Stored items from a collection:

>>>>>

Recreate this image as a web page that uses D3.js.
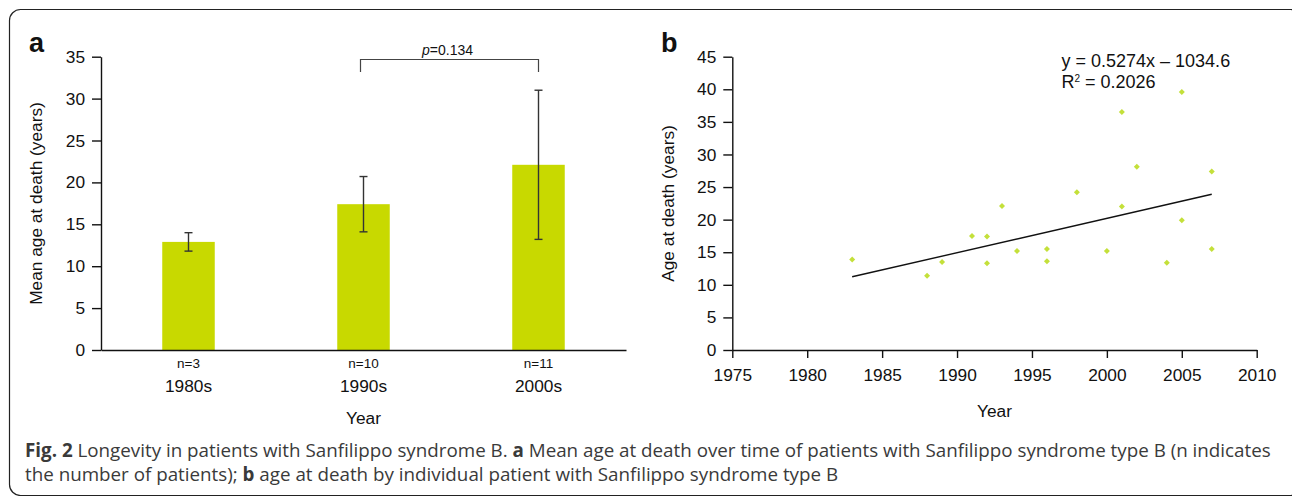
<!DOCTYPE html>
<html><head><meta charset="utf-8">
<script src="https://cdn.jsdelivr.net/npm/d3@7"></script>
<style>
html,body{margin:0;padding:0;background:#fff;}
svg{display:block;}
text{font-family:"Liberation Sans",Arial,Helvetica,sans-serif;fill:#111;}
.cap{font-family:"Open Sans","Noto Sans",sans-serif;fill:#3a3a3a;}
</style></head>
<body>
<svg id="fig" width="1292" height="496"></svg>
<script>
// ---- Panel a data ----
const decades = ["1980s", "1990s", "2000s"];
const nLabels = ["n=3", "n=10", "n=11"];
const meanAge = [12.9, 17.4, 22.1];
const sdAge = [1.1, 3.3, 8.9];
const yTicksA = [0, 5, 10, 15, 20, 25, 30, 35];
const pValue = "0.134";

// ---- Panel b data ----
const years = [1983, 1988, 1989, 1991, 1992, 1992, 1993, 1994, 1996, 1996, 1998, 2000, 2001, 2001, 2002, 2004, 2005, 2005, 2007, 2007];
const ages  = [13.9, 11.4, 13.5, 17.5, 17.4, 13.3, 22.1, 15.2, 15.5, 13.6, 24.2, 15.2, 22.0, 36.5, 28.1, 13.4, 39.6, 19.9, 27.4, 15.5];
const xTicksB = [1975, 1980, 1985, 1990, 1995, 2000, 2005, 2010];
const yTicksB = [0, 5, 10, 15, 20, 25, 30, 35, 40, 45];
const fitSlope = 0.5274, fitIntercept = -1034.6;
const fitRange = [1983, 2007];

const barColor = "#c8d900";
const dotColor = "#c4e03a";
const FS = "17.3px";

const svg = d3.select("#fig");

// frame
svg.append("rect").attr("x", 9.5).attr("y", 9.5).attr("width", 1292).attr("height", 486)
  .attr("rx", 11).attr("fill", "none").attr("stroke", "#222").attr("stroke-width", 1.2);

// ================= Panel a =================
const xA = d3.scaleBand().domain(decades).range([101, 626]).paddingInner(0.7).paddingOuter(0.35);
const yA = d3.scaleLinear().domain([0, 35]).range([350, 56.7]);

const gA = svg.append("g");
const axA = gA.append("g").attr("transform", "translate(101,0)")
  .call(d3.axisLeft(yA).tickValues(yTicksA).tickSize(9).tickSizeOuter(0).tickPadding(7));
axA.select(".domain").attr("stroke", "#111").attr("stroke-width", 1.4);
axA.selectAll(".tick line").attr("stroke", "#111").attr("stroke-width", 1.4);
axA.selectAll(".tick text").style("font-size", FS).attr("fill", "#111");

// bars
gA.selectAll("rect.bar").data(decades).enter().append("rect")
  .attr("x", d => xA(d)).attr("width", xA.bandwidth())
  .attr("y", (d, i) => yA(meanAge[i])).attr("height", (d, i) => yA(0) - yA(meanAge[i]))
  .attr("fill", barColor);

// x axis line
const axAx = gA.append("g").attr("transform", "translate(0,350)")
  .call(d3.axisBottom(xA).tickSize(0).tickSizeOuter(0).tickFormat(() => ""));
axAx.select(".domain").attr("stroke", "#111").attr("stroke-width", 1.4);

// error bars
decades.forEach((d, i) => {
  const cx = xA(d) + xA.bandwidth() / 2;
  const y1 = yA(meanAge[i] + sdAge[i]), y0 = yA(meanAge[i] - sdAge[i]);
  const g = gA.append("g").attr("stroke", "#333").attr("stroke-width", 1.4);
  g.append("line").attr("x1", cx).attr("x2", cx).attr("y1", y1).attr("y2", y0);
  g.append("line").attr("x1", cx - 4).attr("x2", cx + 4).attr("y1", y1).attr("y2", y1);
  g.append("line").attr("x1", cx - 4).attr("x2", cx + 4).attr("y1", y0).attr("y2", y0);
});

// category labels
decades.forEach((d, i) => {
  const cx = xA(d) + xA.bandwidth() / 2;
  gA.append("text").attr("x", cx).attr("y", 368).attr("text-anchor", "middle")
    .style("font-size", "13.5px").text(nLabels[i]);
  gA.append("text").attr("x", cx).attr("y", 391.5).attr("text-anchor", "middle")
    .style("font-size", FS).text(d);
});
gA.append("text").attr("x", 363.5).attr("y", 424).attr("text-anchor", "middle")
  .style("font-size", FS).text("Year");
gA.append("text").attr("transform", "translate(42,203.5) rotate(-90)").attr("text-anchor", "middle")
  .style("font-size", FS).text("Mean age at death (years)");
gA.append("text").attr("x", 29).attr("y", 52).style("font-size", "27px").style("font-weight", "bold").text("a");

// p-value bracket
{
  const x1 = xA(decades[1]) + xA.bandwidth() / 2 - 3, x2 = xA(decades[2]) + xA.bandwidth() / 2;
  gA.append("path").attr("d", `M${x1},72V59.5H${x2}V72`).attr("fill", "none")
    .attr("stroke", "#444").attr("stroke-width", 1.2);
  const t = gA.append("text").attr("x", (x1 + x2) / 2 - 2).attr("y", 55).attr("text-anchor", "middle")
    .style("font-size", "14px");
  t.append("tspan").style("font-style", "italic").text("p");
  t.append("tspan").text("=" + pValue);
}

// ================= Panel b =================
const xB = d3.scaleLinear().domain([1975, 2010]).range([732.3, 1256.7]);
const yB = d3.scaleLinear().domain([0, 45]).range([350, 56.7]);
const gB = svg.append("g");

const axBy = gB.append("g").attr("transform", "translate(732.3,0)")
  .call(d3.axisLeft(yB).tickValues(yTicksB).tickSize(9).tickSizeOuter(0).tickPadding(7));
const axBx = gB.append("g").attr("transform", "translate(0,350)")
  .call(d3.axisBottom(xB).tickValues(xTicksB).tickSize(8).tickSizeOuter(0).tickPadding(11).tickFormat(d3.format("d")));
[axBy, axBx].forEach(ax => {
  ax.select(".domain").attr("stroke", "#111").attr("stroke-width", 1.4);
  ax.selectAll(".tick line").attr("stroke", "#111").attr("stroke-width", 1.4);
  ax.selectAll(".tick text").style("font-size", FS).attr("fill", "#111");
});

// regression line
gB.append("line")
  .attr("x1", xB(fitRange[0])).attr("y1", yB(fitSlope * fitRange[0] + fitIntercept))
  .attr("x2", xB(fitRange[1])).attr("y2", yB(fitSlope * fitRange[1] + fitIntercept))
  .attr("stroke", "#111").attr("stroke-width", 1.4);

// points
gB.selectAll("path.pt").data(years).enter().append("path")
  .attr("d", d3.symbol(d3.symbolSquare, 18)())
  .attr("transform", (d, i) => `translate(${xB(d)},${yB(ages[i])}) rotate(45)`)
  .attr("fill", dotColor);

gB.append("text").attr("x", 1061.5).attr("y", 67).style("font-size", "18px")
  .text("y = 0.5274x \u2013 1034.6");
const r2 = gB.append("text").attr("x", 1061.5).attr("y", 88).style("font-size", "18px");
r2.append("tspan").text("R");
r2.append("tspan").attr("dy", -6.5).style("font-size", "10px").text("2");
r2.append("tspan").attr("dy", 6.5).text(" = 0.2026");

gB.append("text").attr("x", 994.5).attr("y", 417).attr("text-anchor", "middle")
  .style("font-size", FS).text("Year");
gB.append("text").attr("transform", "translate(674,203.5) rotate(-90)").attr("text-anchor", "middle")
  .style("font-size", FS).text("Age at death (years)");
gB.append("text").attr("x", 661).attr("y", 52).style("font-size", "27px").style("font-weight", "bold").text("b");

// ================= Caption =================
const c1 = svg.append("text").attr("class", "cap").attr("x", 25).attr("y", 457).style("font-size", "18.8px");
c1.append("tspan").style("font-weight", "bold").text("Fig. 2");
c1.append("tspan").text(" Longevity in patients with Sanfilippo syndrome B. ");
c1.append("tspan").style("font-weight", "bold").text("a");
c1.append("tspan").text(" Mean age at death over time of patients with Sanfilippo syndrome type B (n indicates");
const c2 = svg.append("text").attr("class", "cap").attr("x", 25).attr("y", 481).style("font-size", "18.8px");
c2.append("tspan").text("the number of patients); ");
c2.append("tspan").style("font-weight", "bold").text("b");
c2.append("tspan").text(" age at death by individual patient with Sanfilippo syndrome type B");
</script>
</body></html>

<<<<<
>>>>>

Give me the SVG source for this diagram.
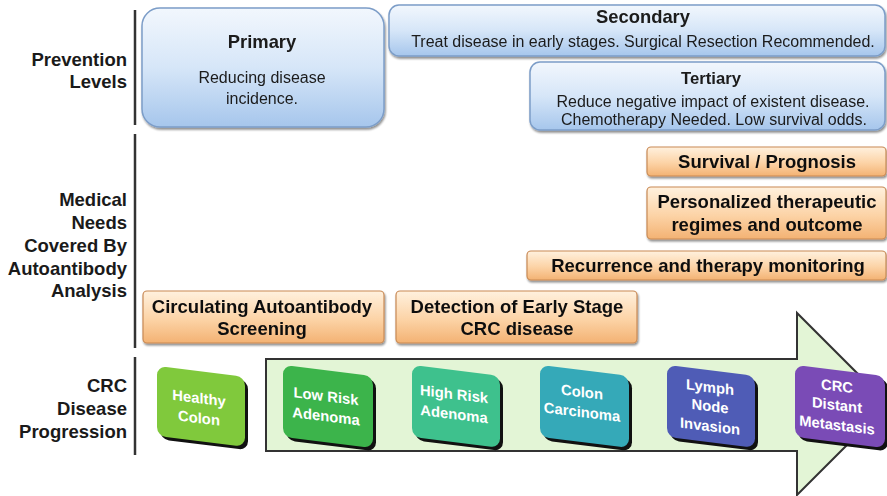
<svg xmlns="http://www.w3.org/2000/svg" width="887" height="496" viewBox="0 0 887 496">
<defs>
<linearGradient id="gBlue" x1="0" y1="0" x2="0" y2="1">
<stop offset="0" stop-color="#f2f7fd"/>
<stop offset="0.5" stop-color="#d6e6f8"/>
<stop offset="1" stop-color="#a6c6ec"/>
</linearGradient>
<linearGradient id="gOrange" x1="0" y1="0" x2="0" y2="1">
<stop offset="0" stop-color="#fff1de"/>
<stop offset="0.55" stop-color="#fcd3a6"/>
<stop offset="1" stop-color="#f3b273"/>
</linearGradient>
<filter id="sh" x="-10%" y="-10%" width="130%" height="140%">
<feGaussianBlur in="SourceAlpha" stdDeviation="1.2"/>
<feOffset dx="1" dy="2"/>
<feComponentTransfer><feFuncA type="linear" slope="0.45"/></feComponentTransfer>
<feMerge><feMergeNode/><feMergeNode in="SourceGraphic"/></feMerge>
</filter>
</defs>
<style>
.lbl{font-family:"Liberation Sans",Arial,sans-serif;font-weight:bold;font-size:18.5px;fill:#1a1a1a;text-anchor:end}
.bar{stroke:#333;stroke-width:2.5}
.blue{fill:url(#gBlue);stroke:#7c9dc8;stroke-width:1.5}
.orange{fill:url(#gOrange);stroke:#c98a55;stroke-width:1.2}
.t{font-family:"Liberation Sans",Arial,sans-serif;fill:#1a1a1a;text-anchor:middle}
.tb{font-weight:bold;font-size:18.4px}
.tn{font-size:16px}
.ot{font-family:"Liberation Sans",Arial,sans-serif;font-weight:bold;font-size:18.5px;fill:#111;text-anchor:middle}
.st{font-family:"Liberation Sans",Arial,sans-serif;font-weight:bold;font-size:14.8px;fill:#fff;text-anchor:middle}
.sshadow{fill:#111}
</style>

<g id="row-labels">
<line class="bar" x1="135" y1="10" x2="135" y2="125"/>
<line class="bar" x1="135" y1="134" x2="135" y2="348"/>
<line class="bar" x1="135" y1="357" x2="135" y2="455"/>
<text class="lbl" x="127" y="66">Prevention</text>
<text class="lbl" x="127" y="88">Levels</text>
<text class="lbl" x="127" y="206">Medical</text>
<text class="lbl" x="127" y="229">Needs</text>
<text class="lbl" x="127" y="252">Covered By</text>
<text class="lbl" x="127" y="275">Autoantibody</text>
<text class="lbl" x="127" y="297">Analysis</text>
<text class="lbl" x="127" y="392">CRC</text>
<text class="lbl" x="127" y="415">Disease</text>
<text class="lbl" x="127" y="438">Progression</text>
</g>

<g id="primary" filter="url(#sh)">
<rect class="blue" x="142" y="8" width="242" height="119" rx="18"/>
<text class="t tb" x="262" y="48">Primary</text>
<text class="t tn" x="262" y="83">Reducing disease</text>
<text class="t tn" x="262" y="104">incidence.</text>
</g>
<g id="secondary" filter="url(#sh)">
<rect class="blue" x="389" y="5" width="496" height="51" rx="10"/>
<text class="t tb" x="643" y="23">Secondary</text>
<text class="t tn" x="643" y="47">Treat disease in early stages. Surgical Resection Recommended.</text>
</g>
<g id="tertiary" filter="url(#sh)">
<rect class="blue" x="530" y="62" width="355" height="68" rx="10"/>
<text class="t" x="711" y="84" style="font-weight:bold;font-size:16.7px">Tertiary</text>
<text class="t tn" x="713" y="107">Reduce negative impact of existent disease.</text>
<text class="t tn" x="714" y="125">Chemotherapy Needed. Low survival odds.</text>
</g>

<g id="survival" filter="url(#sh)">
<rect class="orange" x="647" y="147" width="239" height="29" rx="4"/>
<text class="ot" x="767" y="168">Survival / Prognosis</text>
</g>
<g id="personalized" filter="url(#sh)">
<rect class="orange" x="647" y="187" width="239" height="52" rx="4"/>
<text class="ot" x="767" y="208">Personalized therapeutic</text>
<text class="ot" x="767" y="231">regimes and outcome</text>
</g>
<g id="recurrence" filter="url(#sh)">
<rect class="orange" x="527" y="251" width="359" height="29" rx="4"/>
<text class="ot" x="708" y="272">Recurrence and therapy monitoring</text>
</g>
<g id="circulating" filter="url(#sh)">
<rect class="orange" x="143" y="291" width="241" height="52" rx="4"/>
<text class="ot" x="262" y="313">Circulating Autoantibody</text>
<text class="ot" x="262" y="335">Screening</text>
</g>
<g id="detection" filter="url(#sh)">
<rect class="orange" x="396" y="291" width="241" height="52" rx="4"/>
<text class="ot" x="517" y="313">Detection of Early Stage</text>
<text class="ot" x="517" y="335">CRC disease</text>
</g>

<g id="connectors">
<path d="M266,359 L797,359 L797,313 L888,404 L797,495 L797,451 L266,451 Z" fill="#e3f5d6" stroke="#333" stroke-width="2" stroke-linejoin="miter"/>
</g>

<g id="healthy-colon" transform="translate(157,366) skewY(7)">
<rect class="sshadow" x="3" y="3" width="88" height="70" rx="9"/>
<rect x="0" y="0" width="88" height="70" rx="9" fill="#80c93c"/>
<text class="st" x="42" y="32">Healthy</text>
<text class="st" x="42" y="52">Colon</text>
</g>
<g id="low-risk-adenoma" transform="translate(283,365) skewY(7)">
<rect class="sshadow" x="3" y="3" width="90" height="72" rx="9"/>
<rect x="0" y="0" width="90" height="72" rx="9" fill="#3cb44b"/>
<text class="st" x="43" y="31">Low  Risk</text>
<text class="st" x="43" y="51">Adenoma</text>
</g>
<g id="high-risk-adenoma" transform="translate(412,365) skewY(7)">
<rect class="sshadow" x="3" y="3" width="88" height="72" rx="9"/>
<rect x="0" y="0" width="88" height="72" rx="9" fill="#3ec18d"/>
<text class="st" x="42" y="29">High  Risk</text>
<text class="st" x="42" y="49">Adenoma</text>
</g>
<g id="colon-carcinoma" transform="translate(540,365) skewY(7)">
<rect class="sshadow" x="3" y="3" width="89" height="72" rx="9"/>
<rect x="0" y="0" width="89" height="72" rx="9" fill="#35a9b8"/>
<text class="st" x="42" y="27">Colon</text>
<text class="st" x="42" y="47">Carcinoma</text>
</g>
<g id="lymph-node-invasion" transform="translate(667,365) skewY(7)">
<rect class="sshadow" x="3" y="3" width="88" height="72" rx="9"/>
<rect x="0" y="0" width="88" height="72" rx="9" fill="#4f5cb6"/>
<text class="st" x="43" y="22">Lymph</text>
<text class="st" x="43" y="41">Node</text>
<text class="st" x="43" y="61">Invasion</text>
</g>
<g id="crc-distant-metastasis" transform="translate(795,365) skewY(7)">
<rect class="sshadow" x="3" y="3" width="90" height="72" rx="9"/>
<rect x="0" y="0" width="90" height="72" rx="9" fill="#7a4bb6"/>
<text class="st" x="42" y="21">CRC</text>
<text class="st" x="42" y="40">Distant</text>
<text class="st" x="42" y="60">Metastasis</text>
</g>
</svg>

<<<<<

Your objective: Only the lines between the one with "Recreate this image" and the one with "const yA = d3.scaleLinear().domain([0, 35]).range([350, 56.7]);", those two included, get copied from the material above. Keep it exact and free of pictures.

Answer to this problem:
Recreate this image as a web page that uses D3.js.
<!DOCTYPE html>
<html><head><meta charset="utf-8">
<script src="https://cdn.jsdelivr.net/npm/d3@7"></script>
<style>
html,body{margin:0;padding:0;background:#fff;}
svg{display:block;}
text{font-family:"Liberation Sans",Arial,Helvetica,sans-serif;fill:#111;}
.cap{font-family:"Open Sans","Noto Sans",sans-serif;fill:#3a3a3a;}
</style></head>
<body>
<svg id="fig" width="1292" height="496"></svg>
<script>
// ---- Panel a data ----
const decades = ["1980s", "1990s", "2000s"];
const nLabels = ["n=3", "n=10", "n=11"];
const meanAge = [12.9, 17.4, 22.1];
const sdAge = [1.1, 3.3, 8.9];
const yTicksA = [0, 5, 10, 15, 20, 25, 30, 35];
const pValue = "0.134";

// ---- Panel b data ----
const years = [1983, 1988, 1989, 1991, 1992, 1992, 1993, 1994, 1996, 1996, 1998, 2000, 2001, 2001, 2002, 2004, 2005, 2005, 2007, 2007];
const ages  = [13.9, 11.4, 13.5, 17.5, 17.4, 13.3, 22.1, 15.2, 15.5, 13.6, 24.2, 15.2, 22.0, 36.5, 28.1, 13.4, 39.6, 19.9, 27.4, 15.5];
const xTicksB = [1975, 1980, 1985, 1990, 1995, 2000, 2005, 2010];
const yTicksB = [0, 5, 10, 15, 20, 25, 30, 35, 40, 45];
const fitSlope = 0.5274, fitIntercept = -1034.6;
const fitRange = [1983, 2007];

const barColor = "#c8d900";
const dotColor = "#c4e03a";
const FS = "17.3px";

const svg = d3.select("#fig");

// frame
svg.append("rect").attr("x", 9.5).attr("y", 9.5).attr("width", 1292).attr("height", 486)
  .attr("rx", 11).attr("fill", "none").attr("stroke", "#222").attr("stroke-width", 1.2);

// ================= Panel a =================
const xA = d3.scaleBand().domain(decades).range([101, 626]).paddingInner(0.7).paddingOuter(0.35);
const yA = d3.scaleLinear().domain([0, 35]).range([350, 56.7]);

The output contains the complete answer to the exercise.